We have heard in the past the recommendation of Jesus to abandon material possessions to enter the Kingdom of God. Now, Jesus recommends the would-be disciple to make a radical and heroic renunciation of love for family members and even of his/her life itself. In other words, the disciple is asked to love Jesus above his/her dearest persons and above himself/herself, as is made explicit in the parallel text of Matthew’s Gospel: “Whoever loves father or mother more than me is not worthy of me, and whoever loves son or daughter more than me is not worthy of me.” (Mt 10:37)
The renunciation that Jesus asks of each of his disciples here is what He already practiced for God, for the Kingdom and to fulfill the mission of God. He, in fact, left everything and everyone to dedicate himself totally and freely to the cause of the Kingdom, as well as to form the new family of God according to the divine plan of salvation. Therefore, in the recommendation to “hate” parents, in the sense of “loving less” or “abandoning”, the commandment of the Decalogue to honor the father and mother is not questioned; the focus is rather on the concrete practice of the first command of all the divine law: to love God above everything/everyone and with all the heart, the mind, the being. Jesus therefore asks his potential disciples to follow his own path, placing God and Himself in the first place and joining Him on the emblematic journey to Jerusalem.
From the perspective of Jerusalem, it is understandable why Jesus continues his teaching with the recommendation to carry one’s “own cross”. Understandably, the model image here remains the way of the Cross that Jesus supported. The “cross”, therefore, indicates all the difficulties, adversities, persecutions in the journey of life and mission for the Kingdom of God to be lived with Jesus and like Jesus. So much so that Jesus spoke of the “everyday cross” in the life of those who follow Him: “If anyone wishes to come after me, he must deny himself and take up his cross daily and follow me.” (Lk 9:23)
The perspective of the “cross” starts from and is inserted into the mystery of the Cross of Christ for the salvation of the world. In reality, it is the wisdom of God which appears to be madness, a great folly for the world, as Saint Paul well explained (cf. 1Cor 1:18-31). Thus, the discourse of the cross that Jesus now offers to his potential followers certainly does not come from earthly reasoning, but from heavenly reasoning.

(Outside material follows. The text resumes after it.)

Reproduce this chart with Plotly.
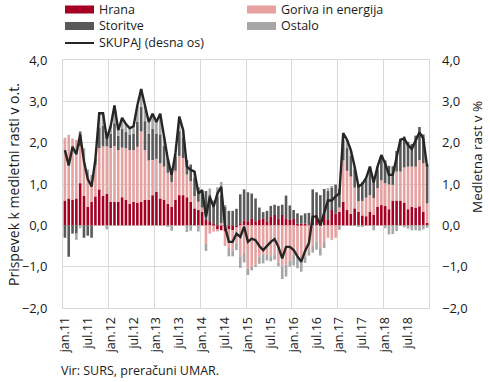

In other words, it comes from God in Christ for a true wisdom with which, in the expressions of the book of Wisdom, “people learned what pleases you [to God]”, and “were saved by Wisdom.” (Wis 9:18b) Thus, every time a disciple carries his “cross” with and in Christ, he/she also carries out his/her mission for the salvation of the whole world.
The instructions of Jesus today therefore reveal a divine wisdom that has shown itself to be particularly different from human wisdom and in contrast with it. They therefore also require a wise calculation, as Jesus also recommended with the two parables, that of the construction of the tower and that of the king who goes to war. We must always reason, always reflect on the forces available to face the “task” of being a disciple of Jesus in the so arduous and noble mission of bringing the Gospel of God to the whole world and to every place where we live. However, these are calculations that must obviously be made not according to human reasonings, but divine (because effectively “the deliberations of mortals are timid, and uncertain our plans,” due to “a corruptible body” and “a mind full of worries”; cf. Wis 9:14-15). One must therefore keep in mind the “divine paradoxes” that Jesus affirmed: “Whoever wishes to save his life will lose it, but whoever loses his life for my sake and that of the gospel will save it” (Mk 8:35), as well as “everyone who has given up houses or brothers or sisters or father or mother or children or lands for the sake of my name will receive a hundred times more, and will inherit eternal life.” (Mt 19:29)
Wisdom therefore in the disciple’s journey always consists in making oneself humble before God, as we learned last week, and in placing faith, trust and strength not so much in one’s own limited human wisdom, but in Jesus and His words, because He alone “has the words of eternal life” (Jn 6:68), as Saint Peter professed, and because, as Saint Paul affirmed from his experience as a missionary disciple: “I can do everything in Him who gives me strength” (Phil 4:13). And so be it. Amen!